Основы лингвокультурологии | страница 76
Г. И. Цибахашвили, размышляя над книгой переводов на русский язык грузинских сказок, замечает, что перевод фольклорного материала сопряжен с такими трудностями, которые почти не встречаются в произведениях индивидуальных авторов. Имеется в виду перевод не столько имен, топонимов, непереводимой лексики, зачинов и концовок сказок, фразеологических единиц, игры слов, сколько сохранение в переводе духа и тона повествования, без чего фольклорное произведение перестаёт быть художественным и нисходит до серого перевода какой-то нехитрой истории, которая может встретиться у любого народа [Цибахашвили 1983].

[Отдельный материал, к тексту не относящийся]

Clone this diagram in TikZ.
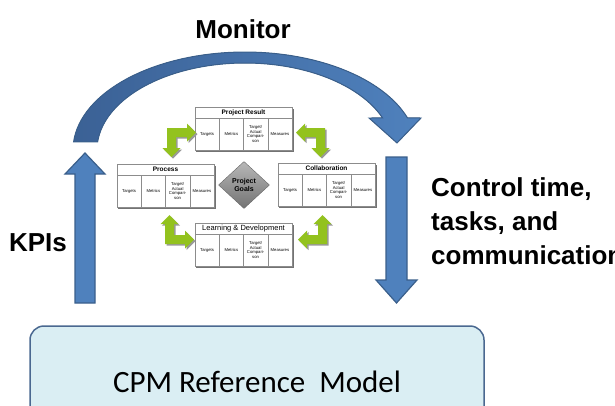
\documentclass[tikz,border=0pt]{standalone}
\usepackage{fontspec}
\setmainfont{Liberation Sans}
\newfontfamily\calibri{Carlito}
\usepackage{xcolor}
\usetikzlibrary{shapes.geometric}

\definecolor{kpiblue}{HTML}{4F81BD}
\definecolor{kpiedge}{HTML}{3A5F8B}
\definecolor{arcdark}{HTML}{3B6195}
\definecolor{modelfill}{HTML}{DAEEF3}
\definecolor{modeledge}{HTML}{4A6890}
\definecolor{limegreen}{HTML}{93C21E}
\definecolor{tabgray}{HTML}{8C8C8C}

% bent double arrow between two tables
\tikzset{
  pics/bentarrow/.style={code={
    \path[pic actions] (0,0) -- (20,0) -- (20,-4.5) -- (29,4.5) -- (20,13.5) -- (20,9)
      -- (9,9) -- (9,20) -- (13.5,20) -- (4.5,29) -- (-4.5,20) -- (0,20) -- cycle;
  }}
}

% one goal table: name, position, title
\newcommand{\goaltable}[3]{%
  \begin{scope}[shift={#2}]
    \fill[black!55] (1,1.5) rectangle (98.5,45);
    \node[tabbox] (#1) at (0,0) {};
    \node[tabtitle] (#1-title) at (48.5,5.5) {#3};
    \draw[tabline] (0,11) -- (97,11);
    \draw[tabline] (24.25,11) -- (24.25,43) (48.5,11) -- (48.5,43) (72.75,11) -- (72.75,43);
    \node[tabcell] (#1-targets) at (12.1,27) {Targets};
    \node[tabcell] (#1-metrics) at (36.4,27) {Metrics};
    \node[tabcell] (#1-compare) at (60.6,27) {Target/\\Actual\\Compari-\\son};
    \node[tabcell] (#1-measures) at (84.9,27) {Measures};
  \end{scope}}

\begin{document}
\begin{tikzpicture}[x=1pt, y=-1pt,
    bigarrow/.style={fill=kpiblue, draw=kpiedge, line width=1.2pt},
    bigtext/.style={font=\bfseries\fontsize{26}{34}\selectfont, inner sep=0pt},
    tabbox/.style={draw=tabgray, fill=white, anchor=north west, minimum width=97pt,
      minimum height=43pt, inner sep=0pt, line width=0.5pt},
    tabline/.style={draw=tabgray, line width=0.5pt},
    tabtitle/.style={font=\bfseries\fontsize{6.5}{7}\selectfont, inner sep=0pt},
    tabcell/.style={font=\fontsize{4.2}{4.6}\selectfont, align=center, inner sep=0pt},
    goalshape/.style={diamond, draw=black!60, top color=black!28, bottom color=black!55,
      minimum width=51pt, minimum height=47pt, inner sep=0pt, align=center,
      font=\bfseries\fontsize{7}{7.5}\selectfont},
    modelbox/.style={rounded corners=14pt, fill=modelfill, draw=modeledge, line width=1.5pt,
      minimum width=454pt, minimum height=112pt, font=\calibri\fontsize{31}{36}\selectfont}]
  \useasboundingbox (0,0) rectangle (615,405);
  \clip (0,0) rectangle (615,405);

  % Monitor arc
  \filldraw[left color=arcdark, right color=kpiblue, draw=kpiedge, line width=1pt]
    plot[domain=175.3:19.1, samples=60] ({245+172*cos(\x)}, {150-98*sin(\x)})
    -- (421,118) -- (397,143) -- (369,118)
    -- plot[domain=21.6:174.7, samples=60] ({245+148*cos(\x)}, {150-87*sin(\x)})
    -- cycle;
  \node[bigtext] (monitor) at (243,29) {Monitor};

  % KPIs arrow
  \filldraw[bigarrow] (75,303) -- (75,174) -- (65,174) -- (85,153) -- (105,174) -- (95,174)
    -- (95,303) -- cycle;
  \node[bigtext] (kpis) at (38,243) {KPIs};

  % control arrow
  \filldraw[bigarrow] (386,157) -- (407,157) -- (407,280) -- (417,280) -- (396.5,303)
    -- (376,280) -- (386,280) -- cycle;
  \node[bigtext, anchor=north west, align=left] (control) at (431,177)
    {Control time,\\tasks, and\\communication};

  % reference model
  \node[modelbox] (model) at (257,382) {CPM Reference\ \ Model};

  % goal tables
  \goaltable{result}{(195,107)}{Project Result}
  \goaltable{process}{(117,164)}{Process}
  \goaltable{collab}{(278,163)}{Collaboration}
  \goaltable{learning}{(195,223)}{\mdseries\fontsize{7.5}{8}\selectfont Learning \& Development}
  \node[goalshape] (goals) at (244,185) {Project\\Goals};

  % green arrows
  \pic[fill=black!40] at (168.5,129.5) {bentarrow};
  \pic[fill=limegreen] at (167,128) {bentarrow};
  \pic[fill=black!40, xscale=-1] at (326.5,129.5) {bentarrow};
  \pic[fill=limegreen, xscale=-1] at (325,128) {bentarrow};
  \pic[fill=black!40, yscale=-1] at (166.5,245.5) {bentarrow};
  \pic[fill=limegreen, yscale=-1] at (165,244) {bentarrow};
  \pic[fill=black!40, xscale=-1, yscale=-1] at (328.5,245.5) {bentarrow};
  \pic[fill=limegreen, xscale=-1, yscale=-1] at (327,244) {bentarrow};
\end{tikzpicture}
\end{document}
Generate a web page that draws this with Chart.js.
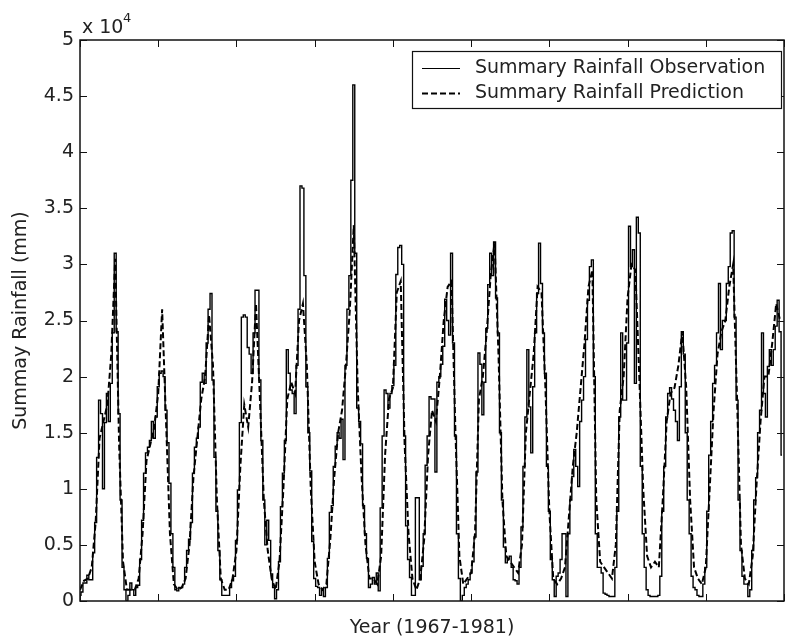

Замечено, что чем меньше объем фольклорного поэтического текста, тем труднее переводить его. Переводчик латышских дайн Ю. Абызов замечает: «Что делает дайны непереводимыми (на данной ступени)? Несоответствие содержащейся в них информации и малой их площади. Я бы даже сказал, что объём этой информации обратно пропорционален площади. Причем информации не фоновой, которой можно в какой-то мере или пропорции пренебречь, а составляющей самую суть» [Абызов 1982: 106].
Каждая опорная лексема песенного текста – это конденсатор огромной семантической энергии, в большей или меньшей степени обнаруживающейся в тексте фольклорного произведения, И пусть совпадают первичные значения внешне эквивалентных слов фольклора двух пародов, никогда не совпадут их приращенные объёмы, что и ставит под сомнение саму возможность их перевода.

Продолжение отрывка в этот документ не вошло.